The younger daughter now lived with her own husband and children in another town. She had built a beautiful life with someone who loved and cared for her. She was a wonderful mother and a deeply spiritual person.
The young son was living in a group home, where someone would remind him to take his meds and would call his social worker if he disappeared, or decompensated and needed to go to the hospital. By now, his heart was enlarged from anti-psychotic meds and he looked thirty years older than he was. Usually, he would find his siblings during the holidays and manage to visit for about fifteen minutes at a time -- his limit for social interaction. Lately, he hasn't shown up.
There was a knock at the door. The older daughter opened it. There stood the monster. Only now he was simply a little old man. It was astonishing. After three years of praying for him, in strict obedience to her AA sponsor, even though she hadn't believed it would work, the little old guy no longer had any power over her. She invited him in. She gave him coffee and doughnuts. They even laughed together. They laughed together until tears ran down their faces. They were glad to be alive.
[cut to]
Years later. The old man was now in a nursing home. He had alienated everyone in the family with his rage and his cutting words and ways. Sometimes the older daughter visited him after work, but he had sundown syndrome now and was often asleep by the time she arrived in his room. When the day came that she got a call at work and was told the old man had died, she was sad, but not destroyed.
As time went by, the older daughter had learned how broken the monster was. It was never going to be okay that he had behaved so badly, but he couldn't hurt her anymore. She even realized that she had his sense of humor and his intelligence. She was grateful for that much. Even if she did see his eyes and nose in the mirror.

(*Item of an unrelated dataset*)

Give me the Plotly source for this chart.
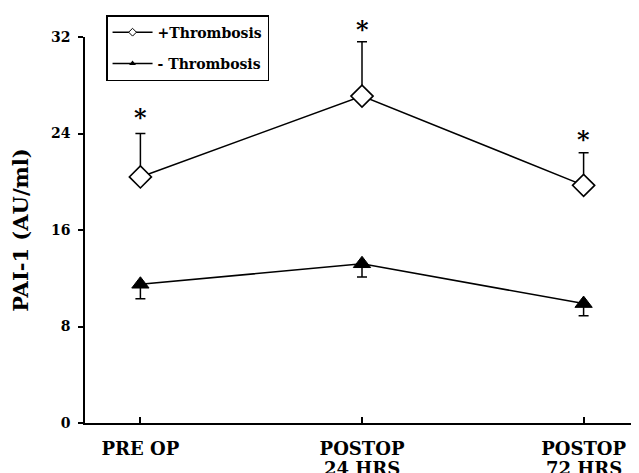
import plotly.graph_objects as go

categories = ["PRE OP", "POSTOP", "POSTOP"]
categories_line2 = ["", "24 HRS", "72 HRS"]
thromb_mean = [20.4, 27.1, 19.7]
thromb_err = [3.6, 4.5, 2.7]
no_thromb_mean = [11.5, 13.2, 9.9]
no_thromb_err = [1.2, 1.1, 1.0]
star_y = [25.3, 32.6, 23.5]
y_ticks = [0, 8, 16, 24, 32]
Y_RANGE = [0, 32]

xpos = list(range(len(categories)))
FONT = "DejaVu Serif"

fig = go.Figure()

fig.add_trace(go.Scatter(
    x=xpos, y=thromb_mean, mode="lines+markers",
    line=dict(color="black", width=1.6),
    marker=dict(symbol="diamond", size=17, color="white",
                line=dict(color="black", width=1.6)),
    error_y=dict(type="data", symmetric=False, array=thromb_err,
                 arrayminus=[0] * 3, color="black", thickness=1.5, width=5),
    showlegend=False,
))
fig.add_trace(go.Scatter(
    x=xpos, y=no_thromb_mean, mode="lines+markers",
    line=dict(color="black", width=1.6),
    marker=dict(symbol="triangle-up", size=15, color="black",
                line=dict(color="black", width=1)),
    error_y=dict(type="data", symmetric=False, array=[0] * 3,
                 arrayminus=no_thromb_err, color="black", thickness=1.5, width=5),
    showlegend=False,
))

# significance asterisks (paper y so ones above the axis top still show)
for xi, yi in zip(xpos, star_y):
    fig.add_annotation(
        x=xi, y=(yi - Y_RANGE[0]) / (Y_RANGE[1] - Y_RANGE[0]),
        xref="x", yref="paper", text="*", showarrow=False,
        xanchor="center", yanchor="middle",
        font=dict(family=FONT, size=24, color="black", weight="bold"),
    )

# legend entries
fig.add_trace(go.Scatter(
    x=[None], y=[None], mode="lines+markers", name="+Thrombosis",
    legendgroup="a",
    line=dict(color="black", width=1.5),
    marker=dict(symbol="diamond", size=6, color="white",
                line=dict(color="black", width=1)),
))
fig.add_trace(go.Scatter(
    x=[None], y=[None], mode="lines+markers", name="- Thrombosis",
    legendgroup="b",
    line=dict(color="black", width=1.5),
    marker=dict(symbol="triangle-up", size=6, color="black"),
))

for i, txt in enumerate(categories_line2):
    if txt:
        fig.add_annotation(
            x=xpos[i], y=0, xref="x", yref="paper", text=txt,
            showarrow=False, yanchor="middle", yshift=-45,
            font=dict(family=FONT, size=18, color="black", weight="bold"),
        )

fig.update_layout(
    width=639, height=473,
    margin=dict(l=77, r=8, t=28, b=58),
    paper_bgcolor="white", plot_bgcolor="white",
    font=dict(family=FONT, color="black"),
    legend=dict(
        x=0.038, y=1.054, xanchor="left", yanchor="top",
        bordercolor="black", borderwidth=1.5,
        font=dict(family=FONT, size=14, color="black", weight="bold"),
        tracegroupgap=10, itemwidth=40,
    ),
    xaxis=dict(
        range=[-0.25, 2.25], tickvals=xpos, ticktext=categories,
        showline=True, linecolor="black", linewidth=2,
        ticks="inside", ticklen=6, tickcolor="black", tickwidth=1.5,
        ticklabelstandoff=8,
        showgrid=False, zeroline=False, automargin=False,
        tickfont=dict(family=FONT, size=18, color="black", weight="bold"),
    ),
    yaxis=dict(
        range=Y_RANGE, tickvals=y_ticks,
        showline=True, linecolor="black", linewidth=1.6,
        ticks="outside", ticklen=5, tickcolor="black", tickwidth=1.5,
        ticklabelstandoff=5,
        showgrid=False, zeroline=False, automargin=False,
        tickfont=dict(family=FONT, size=14, color="black", weight="bold"),
        title=dict(text="PAI-1 (AU/ml)", standoff=22,
                   font=dict(family=FONT, size=21, color="black", weight="bold")),
    ),
)

fig.write_html("out.html")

She asked for him to be cremated directly. When the salesperson at the funeral home tried to guilt her into spending lots of money for a funeral, she pushed back with, "If I told you what my first memory of him is, you would be amazed that anyone even claimed his body."
[Return to the present]
Hi. I'm still an alcoholic, forty-some years into my sobriety. I pray and meditate every day, so I won't go back to the drink. I examine my conscience every day, tell God I'm sorry for what I did wrong and for what I was too scared to selfish to do. I sometimes think about my past with deep regret for the people I have hurt. I attend meetings so I can share my story. Not because I'm good or holy (though I am, and so are you), but because it keeps the craving for alcohol in the pit where it's been since I hit bottom. I am looking forward to my first in-person AA meeting since the pandemic began. I miss them and I miss getting hugs. They might have to be booty bumps, fist bumps, or Mr. Spock's "Live Long and Prosper" signs, but they will work all the same. Because we are all broken, and messy, and full of real, disinterested love for one another.
And I am grateful. Because I know whom I have believed, and am persuaded that He is able to keep that which I've committed until Him against that day. Because though I am still crazy after all these years, my daughter and her son, my great-grandson and my sister's brilliant children and grandchildren are completely aware of how messed up the world is right now, but know that they were born to deal with the world as it now is. I can rest, from time to time tip my toe into social activism again, and recall why it was all so urgent and so desperate and so much fun.